Inaritu’s Birdman tells the story of a washed-up actor (played with distinction by Michael Keaton) struggling to stay relevant amidst the “cultural genocide” of the Marvel juggernauts and social media titans. A cultural icon of the 80’s recognized only too well during the most inconvenient of moments, Birdman/Riggan Thomson puts his heart and soul into a production he wrote, directed, and starred in (a production which is unfortunately and obviously a thinly veiled parallel of his own life) hoping to create art from the fragments of his past life as a mass-produced, all-american-family-approved consumerist good.
However, his highly developed schizophrenia (also apparently residual telekinesis from playing Birdman) and, thus, unreliability as a narrator makes the audience wonder whether or not he even cares about making art and therefore forces the audience to question; can art be real and important? Or is it just a construct that the posh and pretentious uppercrust of society can use to look down upon us unwashed plebeians below, scoffing at our uncouth and uncultured puny little brains?

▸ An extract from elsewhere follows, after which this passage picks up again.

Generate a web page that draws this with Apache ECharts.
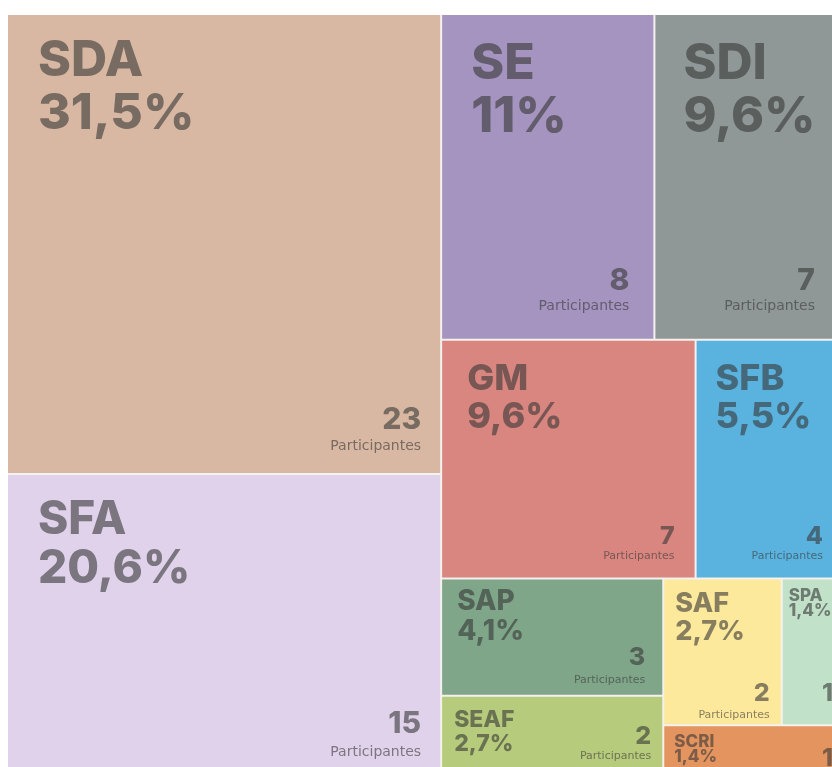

I had mixed feelings about Keaton’s character; clearly he cared about his craft but his desire to be remembered and stay relevant in a society that turned him into a cult icon and had all but forgotten him overshadowed any possibility for him to truly be considered an “artist”. But then what does it mean to be an artist? The beatniks and hipsters of our generation will scoff at those trying to make a living from our art as they struggle to pay their monthly rent with the pennies earned mopping floors at the downtown Winners while they recite anti-capitalist slam poetry at Kafein. So who is the real artist and who is the hack? According to Inarritu, it doesn’t even matter. All that matters is that you put everything you have into your craft and do the absolute best that you can (oh no, this review just got suspiciously self-reflective).
Inarritu’s production was a satire of a satire on art that was able to make fun of people who decide what is art and what is not whilst simultaneously presenting itself as a hollywood drama under the guise of an art house movie. It made fun of everyone and everything, from Justin Bieber to the entire Marvel universe (taking a few jabs in particular at Tony Stark/Ironman/Robert Downey Jr. though there was a memorable moment when someone mentioned Jeremy Renner and no one knew who he was).
Ultimately, this was a movie about not being forgotten, culminating in a painful minute-long segment of Keaton unabashedly walking around Times Square in nought but his tighty-whities whilst passersby flock about in droves filming and documenting every horrible moment. It may have been possible to be forgotten 20 years ago, but the advent of social media and accessibility to WIFI and 3G everywhere has allowed every instance of our lives to be perpetually available on the internet.
During a shouting match with his daughter, played by a barely recognizable Emma Stone (though that may have been the fish-eye lens used to film the whole movie to great effect), she forces him to confront the reality that he doesn’t matter anymore and the only way to resurface is to throw in the towel and join the rest of the unwashed masses on Facebook, Twitter, and Instagram. This theme was exacerbated by the simple locale; set in a time-locked theatre, it was impossible to tell what year the movie was set in, at least until someone mentioned Twitter or pulled out an iPhone.
The film also touched upon the continuing debate of stage versus screen; which one is true art? It is true that film allows for more room to manoeuvre (multiple takes, fed lines) while stage is immediate (if you mess up, everyone will know). And although film demands an incredible ability to pretend, particularly on the actor’s part when, for example, acting in front of a green screen, there is a sense of heightened reality when acting on stage; it is truly in the moment and can feel real in the way that no on screen filmed production can.
With unflinching, unwavering shots that could last up to five minutes, the cast and crew of Birdman managed to recreate the heightened reality of a staged production with the edgy yet graceful feel of an indie movie. Accompanied by erratic and electric jazz drum beats, juxtaposed with Strauss-esque orchestral breaks during moments of recollection of past triumph, Inarritu’s Birdman is sure to be a contender in the Gladiator arena of the 80-something annual Academy Awards.